The American Debt Ceiling: Playing Politics with the Global Economy
A potentially catastrophic debt default threatens the United States. Meanwhile, the two major American Political Parties continue to use the country’s self-imposed debt limit as nothing more than a political tool. American Treasury Secretary, Janet Yellen, has stated that Congress must raise the debt limit by 18th October in order to avoid the economic disaster the US is rapidly heading towards.
On Wednesday 29th September, the US House of Representatives raised the debt ceiling after weeks of debate and posturing. However, as the bill progresses to the evenly divided Senate, where Democrats have a slim majority by virtue of the Vice President’s tie-breaking power, the Republicans (GOP) have shut down any hope by requiring 60 votes for it to pass. Senate Majority Leader, Chuck Schumer, (DNY) attempted to move the bill forward with a simple majority vote, which Minority Leader Mitch McConnell (RKY) swiftly blocked.

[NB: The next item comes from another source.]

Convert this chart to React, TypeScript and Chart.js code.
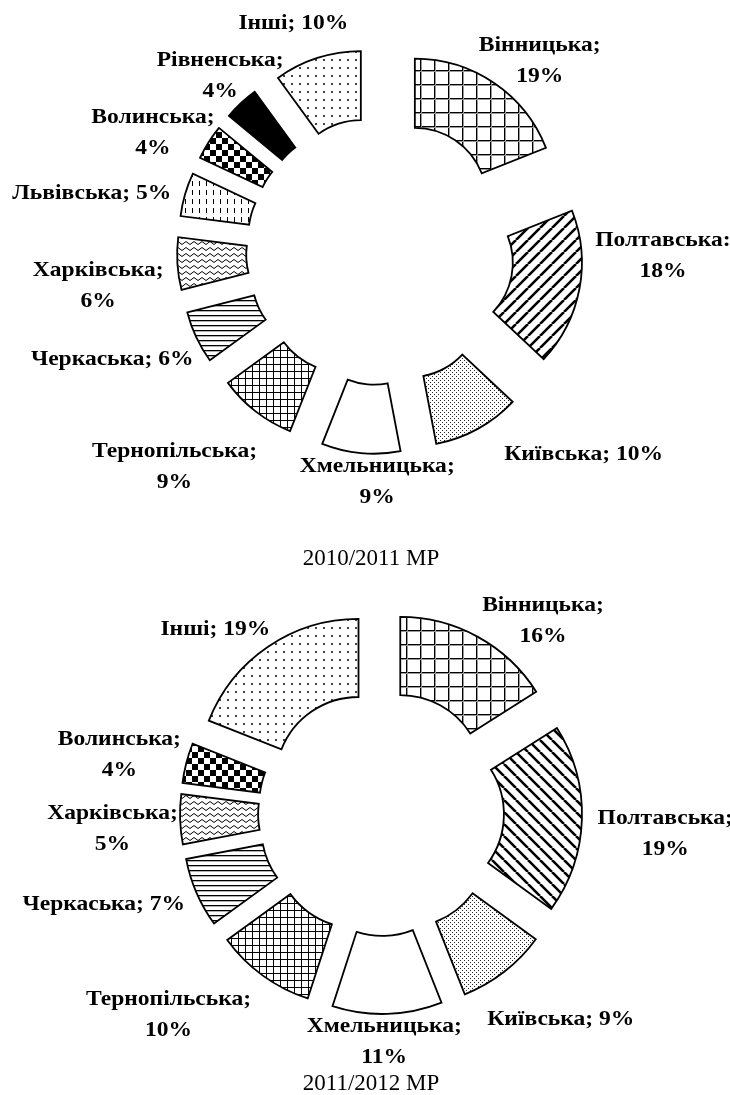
import React, { useEffect, useRef } from 'react';
import { Chart, ArcElement, DoughnutController } from 'chart.js';

Chart.register(ArcElement, DoughnutController);

// ---------- data ----------
const REGIONS_2010 = ['Вінницька', 'Полтавська', 'Київська', 'Хмельницька', 'Тернопільська', 'Черкаська', 'Харківська', 'Львівська', 'Волинська', 'Рівненська', 'Інші'];
const SHARES_2010 = [19, 18, 10, 9, 9, 6, 6, 5, 4, 4, 10];
const SEPARATORS_2010 = [';', ':', ';', ';', ';', ';', ';', ';', ';', ';', ';'];
const TWO_LINE_2010 = [true, true, false, true, true, false, true, false, true, true, false];
const PATTERNS_2010 = ['grid', 'diagUp', 'fineDots', 'none', 'smallGrid', 'hlines', 'wave', 'vdash', 'checker', 'solid', 'sparseDots'];
// label placement: angular shift (deg) from slice mid-angle, distance (px) from chart centre
const LABEL_SHIFT_2010 = [5.9, -9.8, -16.2, -4.7, 5.8, 3.1, -3.5, -4.8, -4.9, 0.8, -2.8];
const LABEL_DIST_2010 = [248, 283, 288, 231, 298, 289, 284, 294, 256, 237, 244];

const REGIONS_2011 = ['Вінницька', 'Полтавська', 'Київська', 'Хмельницька', 'Тернопільська', 'Черкаська', 'Харківська', 'Волинська', 'Інші'];
const SHARES_2011 = [16, 19, 9, 11, 10, 7, 5, 4, 19];
const SEPARATORS_2011 = [';', ';', ';', ';', ';', ';', ';', ';', ';'];
const TWO_LINE_2011 = [true, true, false, true, true, false, true, true, false];
const PATTERNS_2011 = ['grid', 'diagDown', 'fineDots', 'none', 'smallGrid', 'hlines', 'wave', 'checker', 'sparseDots'];
const LABEL_SHIFT_2011 = [11.4, 2.4, -3.2, 1, 10.5, 5.1, -1.6, -1.9, -7.9];
const LABEL_DIST_2011 = [251, 285, 274, 229, 293, 292, 269, 268, 247];

const CAPTION_2010 = '2010/2011 МР';
const CAPTION_2011 = '2011/2012 МР';

// ---------- helpers ----------
function buildLines(names: string[], shares: number[], seps: string[], twoLine: boolean[]): string[][] {
  return names.map((n, i) => (twoLine[i] ? [n + seps[i], shares[i] + '%'] : [n + seps[i] + ' ' + shares[i] + '%']));
}

function makePattern(kind: string): CanvasPattern | string {
  if (kind === 'none') return '#ffffff';
  if (kind === 'solid') return '#000000';
  const c = document.createElement('canvas');
  let w = 8;
  let h = 8;
  if (kind === 'grid') { w = 14; h = 14; }
  if (kind === 'diagUp' || kind === 'diagDown') { w = 12; h = 12; }
  if (kind === 'fineDots') { w = 4; h = 4; }
  if (kind === 'smallGrid') { w = 7; h = 7; }
  if (kind === 'hlines') { w = 4; h = 5; }
  if (kind === 'wave') { w = 8; h = 6; }
  if (kind === 'vdash') { w = 7; h = 9; }
  if (kind === 'checker') { w = 12; h = 12; }
  if (kind === 'sparseDots') { w = 8; h = 8; }
  c.width = w;
  c.height = h;
  const g = c.getContext('2d')!;
  g.fillStyle = '#ffffff';
  g.fillRect(0, 0, w, h);
  g.fillStyle = '#000000';
  g.strokeStyle = '#000000';
  switch (kind) {
    case 'grid':
      g.fillRect(0, 0, w, 1);
      g.fillRect(0, 0, 1, h);
      g.fillStyle = '#9a9a9a';
      g.fillRect(0, 1, w, 1);
      g.fillRect(1, 0, 1, h);
      break;
    case 'diagUp':
    case 'diagDown':
      g.lineWidth = 2.6;
      g.beginPath();
      for (const k of [-w, 0, w]) {
        if (kind === 'diagUp') { g.moveTo(k, h); g.lineTo(k + w, 0); }
        else { g.moveTo(k, 0); g.lineTo(k + w, h); }
      }
      g.stroke();
      break;
    case 'fineDots':
      g.fillStyle = '#222';
      g.fillRect(0, 0, 1, 1);
      g.fillRect(2, 2, 1, 1);
      break;
    case 'smallGrid':
      g.fillRect(0, 0, w, 1);
      g.fillRect(0, 0, 1, h);
      break;
    case 'hlines':
      g.fillRect(0, 0, w, 1);
      g.fillStyle = '#b0b0b0';
      g.fillRect(0, 1, w, 1);
      break;
    case 'wave':
      g.lineWidth = 1;
      g.beginPath();
      g.moveTo(0, 3);
      g.quadraticCurveTo(2, 0, 4, 3);
      g.quadraticCurveTo(6, 6, 8, 3);
      g.stroke();
      break;
    case 'vdash':
      g.fillRect(3, 1, 1, 5);
      break;
    case 'checker':
      g.fillRect(0, 0, 6, 6);
      g.fillRect(6, 6, 6, 6);
      break;
    case 'sparseDots':
      g.fillStyle = '#444';
      g.fillRect(3, 3, 2, 2);
      break;
  }
  const p = g.createPattern(c, 'repeat');
  return p || '#ffffff';
}

const LABEL_FONT_SIZE = 22;
const LABEL_FONT = `bold ${LABEL_FONT_SIZE}px "Liberation Serif", "Times New Roman", serif`;
const LABEL_LINE_HEIGHT = 31;
const LABEL_STRETCH = 1.07;

function makeExplodePlugin(distance: number) {
  return {
    id: 'explodeSlices',
    afterDatasetUpdate(_chart: any, args: any) {
      args.meta.data.forEach((arc: any) => {
        const a = (arc.startAngle + arc.endAngle) / 2;
        arc.x += Math.cos(a) * distance;
        arc.y += Math.sin(a) * distance;
      });
    },
  };
}

function makeLabelPlugin(lines: string[][], shifts: number[], dists: number[]) {
  return {
    id: 'sliceLabels',
    afterDatasetsDraw(chart: any) {
      const ctx = chart.ctx as CanvasRenderingContext2D;
      const meta = chart.getDatasetMeta(0);
      const ca = chart.chartArea;
      const cx = (ca.left + ca.right) / 2;
      const cy = (ca.top + ca.bottom) / 2;
      ctx.save();
      ctx.font = LABEL_FONT;
      ctx.fillStyle = '#000';
      ctx.textAlign = 'center';
      ctx.textBaseline = 'middle';
      meta.data.forEach((arc: any, i: number) => {
        const a = (arc.startAngle + arc.endAngle) / 2 + (shifts[i] * Math.PI) / 180;
        const ls = lines[i];
        const bx = cx + Math.cos(a) * dists[i];
        const by = cy + Math.sin(a) * dists[i];
        ls.forEach((l, j) => {
          const y = by - ((ls.length - 1) * LABEL_LINE_HEIGHT) / 2 + j * LABEL_LINE_HEIGHT;
          ctx.save();
          ctx.translate(bx, y);
          ctx.scale(LABEL_STRETCH, 1);
          ctx.fillText(l, 0, 0);
          ctx.restore();
        });
      });
      ctx.restore();
    },
  };
}

type DonutProps = {
  values: number[];
  lines: string[][];
  patterns: string[];
  shifts: number[];
  dists: number[];
  explode: number;
  radius: number;
  cutout: string;
  padding: { left: number; right: number; top: number; bottom: number };
  top: number;
  width: number;
  height: number;
};

function Donut(props: DonutProps) {
  const ref = useRef<HTMLCanvasElement>(null);
  useEffect(() => {
    const canvas = ref.current!;
    const bg = props.patterns.map(makePattern);
    const chart = new Chart(canvas, {
      type: 'doughnut',
      data: {
        labels: props.lines.map((l) => l.join(' ')),
        datasets: [
          {
            data: props.values,
            backgroundColor: bg as any,
            borderColor: '#000000',
            borderWidth: 1.8,
            borderJoinStyle: 'miter',
            hoverOffset: 0,
          } as any,
        ],
      },
      options: {
        responsive: false,
        animation: false,
        events: [],
        radius: props.radius,
        cutout: props.cutout,
        rotation: 0,
        layout: { padding: props.padding },
        plugins: { legend: { display: false }, tooltip: { enabled: false } },
      } as any,
      plugins: [makeExplodePlugin(props.explode), makeLabelPlugin(props.lines, props.shifts, props.dists)],
    });
    return () => chart.destroy();
  }, []);
  return (
    <canvas
      ref={ref}
      width={props.width}
      height={props.height}
      style={{ position: 'absolute', left: 0, top: props.top, width: props.width, height: props.height }}
    />
  );
}

const captionStyle = (top: number): React.CSSProperties => ({
  position: 'absolute',
  left: 371,
  top,
  transform: 'translateX(-50%)',
  font: '23px "Liberation Serif", "Times New Roman", serif',
  lineHeight: '26px',
  whiteSpace: 'nowrap',
  color: '#000',
});

export default function App() {
  const lines2010 = buildLines(REGIONS_2010, SHARES_2010, SEPARATORS_2010, TWO_LINE_2010);
  const lines2011 = buildLines(REGIONS_2011, SHARES_2011, SEPARATORS_2011, TWO_LINE_2011);
  return (
    <div style={{ position: 'absolute', left: 0, top: 0, width: 730, height: 1095, background: '#fff', overflow: 'hidden' }}>
      <Donut
        values={SHARES_2010}
        lines={lines2010}
        patterns={PATTERNS_2010}
        shifts={LABEL_SHIFT_2010}
        dists={LABEL_DIST_2010}
        explode={62}
        radius={141}
        cutout="51%"
        padding={{ left: 30, right: 0, top: 0, bottom: 38 }}
        top={0}
        width={730}
        height={540}
      />
      <Donut
        values={SHARES_2011}
        lines={lines2011}
        patterns={PATTERNS_2011}
        shifts={LABEL_SHIFT_2011}
        dists={LABEL_DIST_2011}
        explode={40}
        radius={161}
        cutout="51.5%"
        padding={{ left: 32, right: 0, top: 0, bottom: 29 }}
        top={560}
        width={730}
        height={535}
      />
      <div style={captionStyle(545)}>{CAPTION_2010}</div>
      <div style={captionStyle(1070)}>{CAPTION_2011}</div>
    </div>
  );
}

That the Americans find themselves in this predicament is a result of the political red tape that has led to decades of animosity. The debt ceiling, or limit, is a cap that Congress has imposed on the amount that the US government can borrow; it currently stands at $28.4 trillion, while the debt stands at $28.8 million as of the 5th October. The US generally runs budget deficits, which means that they spend more than they take in through taxes and other revenue. The extreme debt comes from the US’ financial obligations, including social security programs, the price of the globe’s most expensive military, and interest payments, which only require the country to borrow millions more. In spite of the debt ceiling nothing prevents Congress from approving expenditures that will result in the government exceeding it, which requires them to address raising the limit later. Congress has raised or suspended the limit 78 times since 1960, including three times during the Trump administration. This would be the first time that the US has failed to raise its debt limit in time, which would result in a ‘catastrophic’ default on its debt, according to the Treasury.
The debt ceiling exists to mitigate the cost of borrowing for taxpayers and future citizens. However, when the debt ceiling is raised, the boundary may not be as clear as it appears. US federal debt was about 33% of GDP in 2000, but in 2021, it is almost 100%. Even in other places, the debt ceiling is not strict enough to be effective. In the European Union, for example, states must cap their debt at 60% of GDP, which is mostly ignored; the average EU debt level is greater than 90% GDP. Almost universally throughout economic academia, there are doubts about the efficacy of debt limits in the first place. Borrowing levels have broken debt limits yet economies continue to function, and most countries have conducted successful economic policy without a debt limit at all, including Sweden, Germany, and Canada. Many economists raise questions about whether the limits are purely arbitrary.
Technically, the US government has already run out of money; since July, Yellen says, the Treasury has been taking ‘extraordinary measures’, including curbing some government investments so that they can continue paying the bills. Yellen says that the government must raise the debt limit by 18th October, but this date is more of an estimation- the substantial sum of money that the government has spent on pandemic relief makes it even more difficult to predict.
Since a US default has never happened before, any assessments of its potential damage are simply educated guesswork. In an address to the Senate Banking Committee, Yellen declared that the “full faith and credit of the United States would be impaired, and our country would likely face a financial crisis and economic recession”. This impact could last for years. ‘Moody’s Analytics’ warns of the risk of 6 million jobs lost, an unemployment rate of 9%, and a 4% decline in economic activity. Professor Menzie Chinn of the University of Wisconsin warns of the “valuation of US Treasury debt going down”, or that interest rates will rise for US borrowing. A default would also mean that many federal employees and those who rely on federal programs (military members, government workers, and those who depend on social security or food assistance) would not be paid.
It is hard to say whose responsibility this is. While Republicans insist that the US has hit its limit due to President Joe Biden’s initiatives, Democrats are convinced that the exorbitant spending was actually due to former President, Donald Trump’s, policies that are just now catching up with the treasury, including major tax cuts in 2017. It is likely that it is a combination of these two things; Trump’s tax cuts are estimated to have added $1.8 trillion to the country’s debt, while Biden’s COVID-19 relief bills could have added up to $1.9 trillion; Democrats generally agree that this is a bipartisan issue.